Traditionally in charge of work placement and the administration of unemployment insurance, between 1934 and 1939 it became the Labour Administration’s job to identify workers for industries and branches of the economy that were important for rearmament. This was a particularly challenging task, given the overall labour shortage, and Marx shows in Chapter 2 how it rose to it by collecting mass amounts of data on the skills and occupations of German workers; whilst Chapter 3 examines how this information became the basis for coherent programmes for the entire economy during the war. Chapter 4, by contrast, highlights the limits of the Administration’s knowledge, particularly concerning how and where industries were deploying workers, and its efforts to overcome this through cooperation with other public authorities. Try as it might, however, industry remained a blind spot for the Labour Administration, severely hampering its ability to determine where, exactly, an increasingly stretched labour supply was best deployed.

Chapter 5 is arguably the book’s most important, addressing not only the Labour Administration’s role in the regime’s forced labour programme, but also the question of personal responsibility that underpins much research on Nazi atrocities. Contrary to previous research, in fact, Marx presents the Labour Administration as a beneficiary, rather than a victim, of Fritz Sauckel’s appointment as General Plenipotentiary for Labour in 1942, and thus as a central player in the forced labour programme. At the same time, he also proposes a model for assessing personal responsibility that looks less at administrators’ beliefs and more at how their actions deviated from the procedures the Labour Administration had put in place to achieve its goals. For it was mostly organisations that situated their members in the vicinity of mass crimes, and it was organisations which, to a large extent, determined the scope of their actions.

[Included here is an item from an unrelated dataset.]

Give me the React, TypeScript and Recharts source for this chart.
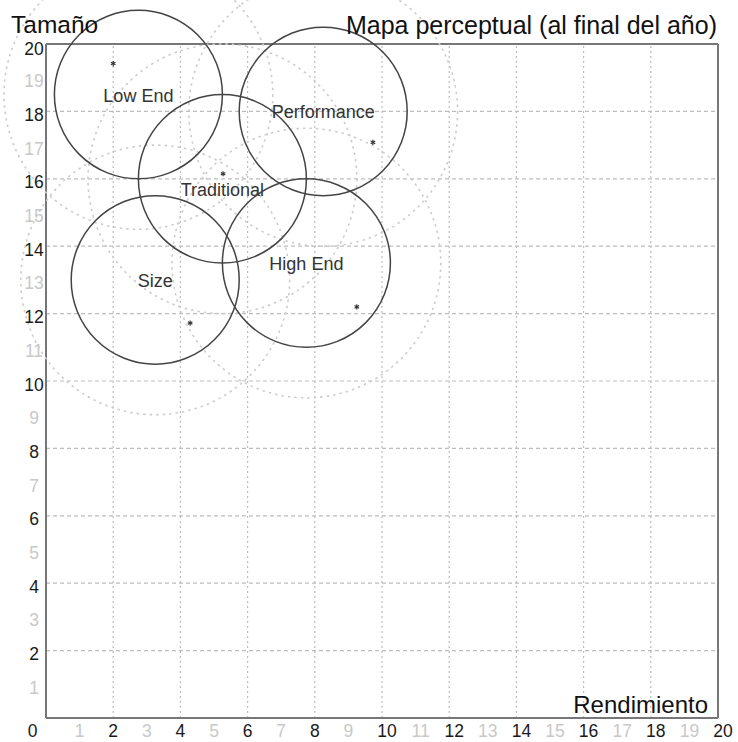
import React from 'react';
import * as R from 'recharts';

const { ScatterChart, Scatter, XAxis, YAxis, ReferenceLine } = R as any;

// ---- data ----
const segmentNames = ['Low End', 'Traditional', 'Performance', 'Size', 'High End'];
const centerX = [2.75, 5.25, 8.25, 3.25, 7.75];
const centerY = [18.5, 16.0, 18.0, 13.0, 13.5];
const idealX = [2.0, 5.27, 9.73, 4.29, 9.25];
const idealY = [19.42, 16.15, 17.08, 11.72, 12.2];
const fineCutRadius = 2.5;
const roughCutRadius = 4;
const axisTicks = [0, 1, 2, 3, 4, 5, 6, 7, 8, 9, 10, 11, 12, 13, 14, 15, 16, 17, 18, 19, 20];
const gridTicks = [2, 4, 6, 8, 10, 12, 14, 16, 18];
const yAxisTitle = 'Tamaño';
const xAxisTitle = 'Rendimiento';
const chartTitle = 'Mapa perceptual (al final del año)';

const segmentData = segmentNames.map((name, i) => ({ name, x: centerX[i], y: centerY[i] }));
const idealData = segmentNames.map((name, i) => ({ name, x: idealX[i], y: idealY[i] }));

// ---- layout ----
const W = 738;
const H = 742;
const MARGIN = { top: 44, right: 20, left: 0, bottom: 0 };
const Y_AXIS_W = 46;
const X_AXIS_H = 24;
const FONT = '"Liberation Sans", Arial, Helvetica, sans-serif';
const labelShift: Record<string, number> = { Traditional: 10 };

function usePxPerUnit() {
  const anyR = R as any;
  const plot = anyR.usePlotArea ? anyR.usePlotArea() : undefined;
  const xd = anyR.useXAxisDomain ? anyR.useXAxisDomain(0) : undefined;
  const yd = anyR.useYAxisDomain ? anyR.useYAxisDomain(0) : undefined;
  const pw = plot && plot.width ? plot.width : W - MARGIN.left - MARGIN.right - Y_AXIS_W;
  const ph = plot && plot.height ? plot.height : H - MARGIN.top - MARGIN.bottom - X_AXIS_H;
  const xs = xd && xd.length ? Number(xd[xd.length - 1]) - Number(xd[0]) : 20;
  const ys = yd && yd.length ? Number(yd[yd.length - 1]) - Number(yd[0]) : 20;
  return { kx: pw / (xs || 20), ky: ph / (ys || 20) };
}

function RoughCircle(props: any) {
  const { cx, cy } = props;
  const { kx, ky } = usePxPerUnit();
  if (cx == null || cy == null) return null;
  return (
    <ellipse
      cx={cx}
      cy={cy}
      rx={roughCutRadius * kx}
      ry={roughCutRadius * ky}
      fill="none"
      stroke="#cdcdcd"
      strokeWidth={1.6}
      strokeDasharray="2.5 4"
    />
  );
}

function FineCircle(props: any) {
  const { cx, cy, payload } = props;
  const { kx, ky } = usePxPerUnit();
  if (cx == null || cy == null) return null;
  const name = payload ? payload.name : '';
  return (
    <g>
      <ellipse
        cx={cx}
        cy={cy}
        rx={fineCutRadius * kx}
        ry={fineCutRadius * ky}
        fill="none"
        stroke="#444"
        strokeWidth={1.5}
      />
      <text
        x={cx}
        y={cy + (labelShift[name] || 0)}
        dy={7}
        textAnchor="middle"
        fontSize={18}
        fontFamily={FONT}
        fill="#333"
      >
        {name}
      </text>
    </g>
  );
}

function IdealMark(props: any) {
  const { cx, cy } = props;
  if (cx == null || cy == null) return null;
  const s = 2.6;
  return (
    <g stroke="#333" strokeWidth={1.2}>
      <line x1={cx} y1={cy - s} x2={cx} y2={cy + s} />
      <line x1={cx - s * 0.87} y1={cy - s * 0.5} x2={cx + s * 0.87} y2={cy + s * 0.5} />
      <line x1={cx - s * 0.87} y1={cy + s * 0.5} x2={cx + s * 0.87} y2={cy - s * 0.5} />
    </g>
  );
}

function XTick(props: any) {
  const { x, y, payload } = props;
  const v = Number(payload.value);
  const dx = v === 0 ? -13.5 : v >= 10 ? 5 : 0;
  return (
    <text
      x={x + dx}
      y={y}
      dy={19}
      textAnchor="middle"
      fontSize={17.5}
      fontFamily={FONT}
      fill={v % 2 === 0 ? '#1a1a1a' : '#c8c8c8'}
    >
      {v}
    </text>
  );
}

function YTick(props: any) {
  const { x, y, payload } = props;
  const v = Number(payload.value);
  if (v === 0) return null;
  return (
    <text
      x={x - 12}
      y={y}
      dy={v === 20 ? 11 : 9.5}
      textAnchor="middle"
      fontSize={17.5}
      fontFamily={FONT}
      fill={v % 2 === 0 ? '#1a1a1a' : '#c8c8c8'}
    >
      {v}
    </text>
  );
}

export default function App() {
  return (
    <div style={{ position: 'absolute', left: 0, top: 0, width: W, height: H, background: '#fff' }}>
      <ScatterChart width={W} height={H} margin={MARGIN} style={{ fontFamily: FONT }}>
        <XAxis
          type="number"
          dataKey="x"
          domain={[0, 20]}
          ticks={axisTicks}
          interval={0}
          height={X_AXIS_H}
          tickSize={0}
          tickMargin={0}
          tickLine={false}
          axisLine={{ stroke: '#777', strokeWidth: 2 }}
          tick={<XTick />}
        />
        <YAxis
          type="number"
          dataKey="y"
          domain={[0, 20]}
          ticks={axisTicks}
          interval={0}
          width={Y_AXIS_W}
          tickSize={0}
          tickMargin={0}
          tickLine={false}
          axisLine={{ stroke: '#777', strokeWidth: 2 }}
          tick={<YTick />}
        />
        {gridTicks.map((v) => (
          <ReferenceLine key={'h' + v} y={v} stroke="#bdbdbd" strokeWidth={1.2} strokeDasharray="4 3" ifOverflow="visible" />
        ))}
        {gridTicks.map((v) => (
          <ReferenceLine key={'v' + v} x={v} stroke="#bdbdbd" strokeWidth={1.2} strokeDasharray="2 3" ifOverflow="visible" />
        ))}
        <ReferenceLine y={20} stroke="#777" strokeWidth={2} ifOverflow="visible" />
        <ReferenceLine x={20} stroke="#777" strokeWidth={2} ifOverflow="visible" />
        <Scatter
          name="rough"
          data={segmentData}
          isAnimationActive={false}
          shape={(p: any) => <RoughCircle {...p} />}
        />
        <Scatter
          name="fine"
          data={segmentData}
          isAnimationActive={false}
          shape={(p: any) => <FineCircle {...p} />}
        />
        <Scatter
          name="ideal"
          data={idealData}
          isAnimationActive={false}
          shape={(p: any) => <IdealMark {...p} />}
        />
      </ScatterChart>
      <svg
        width={W}
        height={H}
        style={{ position: 'absolute', left: 0, top: 0, pointerEvents: 'none' }}
      >
        <text x={11} y={33} fontSize={24.5} fontFamily={FONT} fill="#111">
          {yAxisTitle}
        </text>
        <text x={717} y={34} fontSize={25} fontFamily={FONT} fill="#111" textAnchor="end">
          {chartTitle}
        </text>
        <text x={708} y={713} fontSize={24} fontFamily={FONT} fill="#111" textAnchor="end">
          {xAxisTitle}
        </text>
      </svg>
    </div>
  );
}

The book ends with a chapter on the Labour Administration’s role in the Protectorate of Bohemia and Moravia, and another on its efforts to continue directing workers to key areas of the economy as the regime collapsed. And, overall, there can be little doubt that it is a valuable addition to the literature on National Socialism, both the topic itself and how it challenges existing methodological paradigms. It is also based on a wide range of primary and secondary sources, and written in clear and concise style. At the same time, not everything Marx writes stands up to scrutiny. It is debatable, chiefly, that his analysis challenges the “polycracy” thesis. For this to be true, polycracy would have to be interpreted as meaning or resulting in administrative inefficiency, which he could have then countered with evidence of the Labour Administration’s efficiency. The truth, however, is that “polycracy” itself is subject of different interpretations, with some previously arguing that it contributed to efficiency in certain areas, not least the murder of the Jews. From a purely semantic perspective, moreover, one wonders whether the Labour Administration can be accurately described as a single organisation, when it actually comprised multiple organisations. Nor is much attention paid to what constitutes an organisation. But these are just minor criticisms, which in no way compromise the value and originality of the book.

Notes:
1 For a complete list of these studies see Christian Mentel / Niels Weise (eds.), Die zentralen deutschen Behörden und der Nationalsozialismus. Stand und Perspektiven der Forschung. Munich 2016.
2 Paul Seabury, The Wilhelmstraße. A Study of German Diplomats under the Nazi Regime. Berkeley and Los Angeles 1954; Christopher Browning, The Final Solution and the German Foreign Office. A Study of Referat D III of Abteilung Deutschland 1940–1943, New York 1978.
3 Nationalrat der Nationalen Front des Demokratischen Republik Deutschland (ed.), Braunbuch. Kriegs- und Naziverbrecher in Der Bundesrepublik. Staat, Wirtschaft, Verwaltung, Armee, Justiz, Wissenschaft. Dritte Auflage, Berlin 1968.
4 Interview with Martin Sabrow, Nazis zählen reicht nicht, in: Die Zeit, 11.02.2016; Sören Eden, Henry Marx and Ulrike Schulz, Ganz normale Verwaltungen? Methodische Überlegungen zum Verhältnis von Individuum und Organisation am Beispiel des Reichsarbeitsministeriums 1919–1945, in: Vierteljahrshefte für Zeitgeschichte 66 (2018), pp. 487–520.